WHAT TO PRODUCE: Write out each line that follows exactly as it stands, without the pictures.

— start of GIVEN DATA —

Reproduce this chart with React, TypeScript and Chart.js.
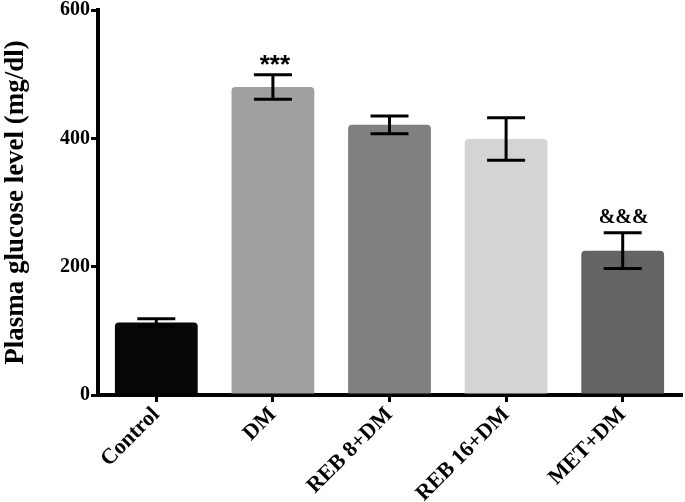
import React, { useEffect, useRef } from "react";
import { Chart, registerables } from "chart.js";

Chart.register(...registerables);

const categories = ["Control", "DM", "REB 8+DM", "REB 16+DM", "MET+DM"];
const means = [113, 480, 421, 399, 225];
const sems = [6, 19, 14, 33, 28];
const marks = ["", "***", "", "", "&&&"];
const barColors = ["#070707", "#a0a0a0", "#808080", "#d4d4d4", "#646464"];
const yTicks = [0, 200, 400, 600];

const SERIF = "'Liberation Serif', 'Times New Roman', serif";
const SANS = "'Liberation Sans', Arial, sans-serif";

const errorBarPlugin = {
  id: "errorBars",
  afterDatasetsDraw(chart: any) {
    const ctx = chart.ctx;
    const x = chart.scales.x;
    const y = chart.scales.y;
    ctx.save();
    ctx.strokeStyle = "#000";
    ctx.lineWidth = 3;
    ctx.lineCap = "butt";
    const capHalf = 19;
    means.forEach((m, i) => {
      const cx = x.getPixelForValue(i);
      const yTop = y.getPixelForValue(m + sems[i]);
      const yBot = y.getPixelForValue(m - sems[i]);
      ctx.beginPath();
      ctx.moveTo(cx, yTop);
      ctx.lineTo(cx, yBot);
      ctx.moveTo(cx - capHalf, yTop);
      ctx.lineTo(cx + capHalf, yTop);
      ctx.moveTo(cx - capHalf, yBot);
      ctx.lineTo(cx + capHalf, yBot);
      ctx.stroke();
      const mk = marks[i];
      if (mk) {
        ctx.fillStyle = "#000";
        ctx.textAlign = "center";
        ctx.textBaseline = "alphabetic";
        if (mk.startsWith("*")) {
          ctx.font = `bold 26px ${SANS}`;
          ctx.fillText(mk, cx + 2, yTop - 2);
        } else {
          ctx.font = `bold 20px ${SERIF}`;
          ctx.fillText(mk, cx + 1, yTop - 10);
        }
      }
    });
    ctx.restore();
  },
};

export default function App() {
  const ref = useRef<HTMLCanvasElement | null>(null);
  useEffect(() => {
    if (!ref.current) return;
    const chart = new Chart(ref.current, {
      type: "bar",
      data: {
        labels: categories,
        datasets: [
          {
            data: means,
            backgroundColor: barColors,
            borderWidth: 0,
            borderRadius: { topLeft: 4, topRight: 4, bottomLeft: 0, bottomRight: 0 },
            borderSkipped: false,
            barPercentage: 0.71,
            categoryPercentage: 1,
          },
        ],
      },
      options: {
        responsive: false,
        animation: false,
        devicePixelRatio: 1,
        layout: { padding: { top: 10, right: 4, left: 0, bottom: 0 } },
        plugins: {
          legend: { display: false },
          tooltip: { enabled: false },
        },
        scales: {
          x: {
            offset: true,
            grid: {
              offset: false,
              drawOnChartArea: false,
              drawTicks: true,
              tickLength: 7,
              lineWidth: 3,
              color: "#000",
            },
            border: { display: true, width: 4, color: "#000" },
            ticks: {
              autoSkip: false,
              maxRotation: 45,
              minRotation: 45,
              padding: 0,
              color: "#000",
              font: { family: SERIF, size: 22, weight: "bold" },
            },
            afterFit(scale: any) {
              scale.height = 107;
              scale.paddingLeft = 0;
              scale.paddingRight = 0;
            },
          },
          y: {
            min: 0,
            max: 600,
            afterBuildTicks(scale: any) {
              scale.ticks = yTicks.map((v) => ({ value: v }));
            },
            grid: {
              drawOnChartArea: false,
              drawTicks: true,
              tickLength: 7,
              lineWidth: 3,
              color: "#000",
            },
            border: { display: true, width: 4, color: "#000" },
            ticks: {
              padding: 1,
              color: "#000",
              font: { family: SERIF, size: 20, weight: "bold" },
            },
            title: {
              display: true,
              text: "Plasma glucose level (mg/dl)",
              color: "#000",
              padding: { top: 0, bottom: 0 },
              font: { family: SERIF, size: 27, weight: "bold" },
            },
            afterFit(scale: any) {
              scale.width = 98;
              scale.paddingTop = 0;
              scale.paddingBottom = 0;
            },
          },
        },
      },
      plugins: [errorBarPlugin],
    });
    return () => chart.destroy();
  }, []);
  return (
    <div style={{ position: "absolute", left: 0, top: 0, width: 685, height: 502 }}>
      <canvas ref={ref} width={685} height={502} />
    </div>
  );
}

— end of GIVEN DATA —

OUTPUT FOR THIS EXERCISE:
Reproduce this chart with React, TypeScript and Chart.js.
import React, { useEffect, useRef } from "react";
import { Chart, registerables } from "chart.js";

Chart.register(...registerables);

const categories = ["Control", "DM", "REB 8+DM", "REB 16+DM", "MET+DM"];
const means = [113, 480, 421, 399, 225];
const sems = [6, 19, 14, 33, 28];
const marks = ["", "***", "", "", "&&&"];
const barColors = ["#070707", "#a0a0a0", "#808080", "#d4d4d4", "#646464"];
const yTicks = [0, 200, 400, 600];

const SERIF = "'Liberation Serif', 'Times New Roman', serif";
const SANS = "'Liberation Sans', Arial, sans-serif";

const errorBarPlugin = {
  id: "errorBars",
  afterDatasetsDraw(chart: any) {
    const ctx = chart.ctx;
    const x = chart.scales.x;
    const y = chart.scales.y;
    ctx.save();
    ctx.strokeStyle = "#000";
    ctx.lineWidth = 3;
    ctx.lineCap = "butt";
    const capHalf = 19;
    means.forEach((m, i) => {
      const cx = x.getPixelForValue(i);
      const yTop = y.getPixelForValue(m + sems[i]);
      const yBot = y.getPixelForValue(m - sems[i]);
      ctx.beginPath();
      ctx.moveTo(cx, yTop);
      ctx.lineTo(cx, yBot);
      ctx.moveTo(cx - capHalf, yTop);
      ctx.lineTo(cx + capHalf, yTop);
      ctx.moveTo(cx - capHalf, yBot);
      ctx.lineTo(cx + capHalf, yBot);
      ctx.stroke();
      const mk = marks[i];
      if (mk) {
        ctx.fillStyle = "#000";
        ctx.textAlign = "center";
        ctx.textBaseline = "alphabetic";
        if (mk.startsWith("*")) {
          ctx.font = `bold 26px ${SANS}`;
          ctx.fillText(mk, cx + 2, yTop - 2);
        } else {
          ctx.font = `bold 20px ${SERIF}`;
          ctx.fillText(mk, cx + 1, yTop - 10);
        }
      }
    });
    ctx.restore();
  },
};

export default function App() {
  const ref = useRef<HTMLCanvasElement | null>(null);
  useEffect(() => {
    if (!ref.current) return;
    const chart = new Chart(ref.current, {
      type: "bar",
      data: {
        labels: categories,
        datasets: [
          {
            data: means,
            backgroundColor: barColors,
            borderWidth: 0,
            borderRadius: { topLeft: 4, topRight: 4, bottomLeft: 0, bottomRight: 0 },
            borderSkipped: false,
            barPercentage: 0.71,
            categoryPercentage: 1,
          },
        ],
      },
      options: {
        responsive: false,
        animation: false,
        devicePixelRatio: 1,
        layout: { padding: { top: 10, right: 4, left: 0, bottom: 0 } },
        plugins: {
          legend: { display: false },
          tooltip: { enabled: false },
        },
        scales: {
          x: {
            offset: true,
            grid: {
              offset: false,
              drawOnChartArea: false,
              drawTicks: true,
              tickLength: 7,
              lineWidth: 3,
              color: "#000",
            },
            border: { display: true, width: 4, color: "#000" },
            ticks: {
              autoSkip: false,
              maxRotation: 45,
              minRotation: 45,
              padding: 0,
              color: "#000",
              font: { family: SERIF, size: 22, weight: "bold" },
            },
            afterFit(scale: any) {
              scale.height = 107;
              scale.paddingLeft = 0;
              scale.paddingRight = 0;
            },
          },
          y: {
            min: 0,
            max: 600,
            afterBuildTicks(scale: any) {
              scale.ticks = yTicks.map((v) => ({ value: v }));
            },
            grid: {
              drawOnChartArea: false,
              drawTicks: true,
              tickLength: 7,
              lineWidth: 3,
              color: "#000",
            },
            border: { display: true, width: 4, color: "#000" },
            ticks: {
              padding: 1,
              color: "#000",
              font: { family: SERIF, size: 20, weight: "bold" },
            },
            title: {
              display: true,
              text: "Plasma glucose level (mg/dl)",
              color: "#000",
              padding: { top: 0, bottom: 0 },
              font: { family: SERIF, size: 27, weight: "bold" },
            },
            afterFit(scale: any) {
              scale.width = 98;
              scale.paddingTop = 0;
              scale.paddingBottom = 0;
            },
          },
        },
      },
      plugins: [errorBarPlugin],
    });
    return () => chart.destroy();
  }, []);
  return (
    <div style={{ position: "absolute", left: 0, top: 0, width: 685, height: 502 }}>
      <canvas ref={ref} width={685} height={502} />
    </div>
  );
}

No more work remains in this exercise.